WHAT TO WORK ON ->
In the data below, find every line with the string "matplotlib" and pull it out.

DATA SEGMENT ->
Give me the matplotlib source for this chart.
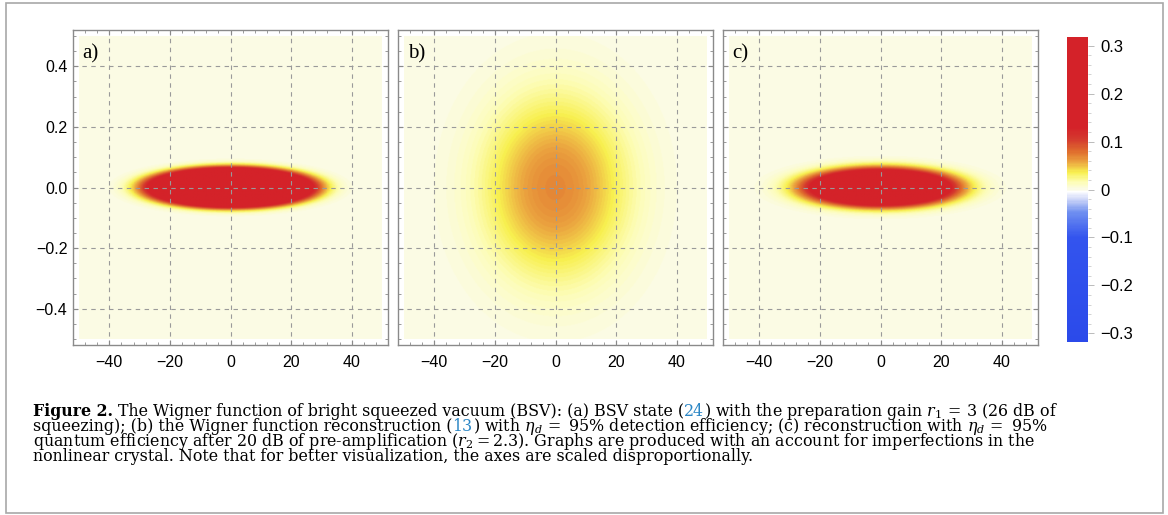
import numpy as np
import matplotlib
matplotlib.use('Agg')
import matplotlib.pyplot as plt
from matplotlib.colors import LinearSegmentedColormap
from matplotlib.patches import Rectangle
from matplotlib.ticker import MultipleLocator

plt.rcParams['mathtext.fontset'] = 'dejavuserif'

W, H = 1168, 515

# panel data: peak value, widths in x and p, flatness of the top
panel_labels = ['a)', 'b)', 'c)']
peak = [0.6, 0.068, 0.5]
width_x = [17.3, 16.5, 14.7]
width_p = [0.041, 0.21, 0.037]
flatness = [1.7, 1.1, 1.2]

xticks = [-40, -20, 0, 20, 40]
xtick_labels = ['\u221240', '\u221220', '0', '20', '40']
yticks = [-0.4, -0.2, 0.0, 0.2, 0.4]
ytick_labels = ['\u22120.4', '\u22120.2', '0.0', '0.2', '0.4']
cbar_ticks = [0.3, 0.2, 0.1, 0.0, -0.1, -0.2, -0.3]
cbar_labels = ['0.3', '0.2', '0.1', '0', '\u22120.1', '\u22120.2', '\u22120.3']

# colour scale of the colour bar
vmin, vmax = -0.318, 0.318
cmap_values = [-0.318, -0.10, -0.047, -0.02, -0.004, 0.0, 0.015, 0.036, 0.057, 0.078, 0.105, 0.13, 0.318]
cmap_colors = ['#2b4aea', '#3354ee', '#7090f0', '#d0d8f8', '#ffffff', '#fbfbe8', '#fdfdb8',
               '#f8f050', '#eba540', '#e0702e', '#d43a2e', '#d42229', '#d42229']
cmap = LinearSegmentedColormap.from_list(
    'wigner', [((v - vmin) / (vmax - vmin), c) for v, c in zip(cmap_values, cmap_colors)])

fig = plt.figure(figsize=(W / 100, H / 100), dpi=100)


def px_axes(l, t, r, b):
    return fig.add_axes([l / W, 1 - b / H, (r - l) / W, (b - t) / H])


# outer box round the figure
fig.patches.append(Rectangle((6 / W, 1 - 513 / H), 1157 / W, 510 / H, transform=fig.transFigure,
                             fill=False, ec='#a8a8a8', lw=1.2))

x = np.linspace(-50, 50, 401)
p = np.linspace(-0.5, 0.5, 401)
X, P = np.meshgrid(x, p)

lefts = [73, 398, 723]
for i in range(3):
    ax = px_axes(lefts[i], 30, lefts[i] + 315, 345)
    q = X**2 / (2 * width_x[i]**2) + P**2 / (2 * width_p[i]**2)
    Z = peak[i] * np.exp(-q**flatness[i])
    im = ax.imshow(Z, extent=[-50, 50, -0.5, 0.5], origin='lower', aspect='auto',
                   cmap=cmap, vmin=vmin, vmax=vmax, interpolation='bilinear')
    ax.set_xlim(-52, 52)
    ax.set_ylim(-0.52, 0.52)
    ax.set_xticks(xticks)
    ax.set_xticklabels(xtick_labels, family='Liberation Sans', fontsize=11.5)
    ax.set_yticks(yticks)
    if i == 0:
        ax.set_yticklabels(ytick_labels, family='Liberation Sans', fontsize=11.5)
    else:
        ax.set_yticklabels([])
    ax.xaxis.set_minor_locator(MultipleLocator(4))
    ax.yaxis.set_minor_locator(MultipleLocator(0.05))
    ax.tick_params(which='both', direction='in', top=True, right=True, color='#8a8a8a')
    ax.tick_params(which='major', length=3.5, width=0.8)
    ax.tick_params(which='minor', length=2, width=0.6)
    ax.tick_params(axis='x', pad=7)
    ax.tick_params(axis='y', pad=4)
    ax.grid(True, which='major', color='#9a9a9a', ls=(0, (4, 4)), lw=0.8)
    ax.set_axisbelow(False)
    for s in ax.spines.values():
        s.set_color('#8a8a8a')
        s.set_linewidth(1.0)
    ax.text(-48.8, 0.44, panel_labels[i], family='Liberation Serif', fontsize=15,
            ha='left', va='center')

# colour bar
cax = px_axes(1067, 37, 1088, 342)
cb = fig.colorbar(im, cax=cax, ticks=cbar_ticks)
cb.outline.set_visible(False)
cax.set_yticklabels(cbar_labels, family='Liberation Sans', fontsize=12)
cax.yaxis.set_minor_locator(MultipleLocator(0.02))
cax.tick_params(which='major', length=4, width=0.6, color='#b0b0b0', pad=5)
cax.tick_params(which='minor', length=2.5, width=0.5, color='#c0c0c0')

# caption, written piece by piece so that bold and blue parts line up
renderer = fig.canvas.get_renderer()
line1 = r'Figure 2. The Wigner function of bright squeezed vacuum (BSV): (a) BSV state (24) with the preparation gain $r_1\,=\,3$ (26 dB of'
probe = fig.text(0, 0, line1, fontsize=10, family='DejaVu Serif')
FS = 10 * 1022 / probe.get_window_extent(renderer).width
probe.remove()


def caption_line(y, parts):
    xp = 33
    for s, kw in parts:
        t = fig.text(xp / W, 1 - y / H, s, ha='left', va='baseline', fontsize=FS,
                     family='DejaVu Serif', **kw)
        xp += t.get_window_extent(renderer).width


blue = {'color': '#2b86c5'}
caption_line(416, [('Figure 2.', {'weight': 'bold'}),
                   (' The Wigner function of bright squeezed vacuum (BSV): (a) BSV state (', {}),
                   ('24', blue),
                   (r') with the preparation gain $r_1\,=\,3$ (26 dB of', {})])
caption_line(431, [('squeezing); (b) the Wigner function reconstruction (', {}),
                   ('13', blue),
                   (r') with $\eta_d\,=$ 95% detection efficiency; (c) reconstruction with $\eta_d\,=$ 95%', {})])
caption_line(446, [(r'quantum efficiency after 20 dB of pre-amplification ($r_2=2.3$). Graphs are produced with an account for imperfections in the', {})])
caption_line(461, [('nonlinear crystal. Note that for better visualization, the axes are scaled disproportionally.', {})])

fig.savefig('out.png', dpi=100)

REPLY TO THE TASK ->
Give me the matplotlib source for this chart.
import matplotlib
matplotlib.use('Agg')
import matplotlib.pyplot as plt
from matplotlib.colors import LinearSegmentedColormap
from matplotlib.patches import Rectangle
from matplotlib.ticker import MultipleLocator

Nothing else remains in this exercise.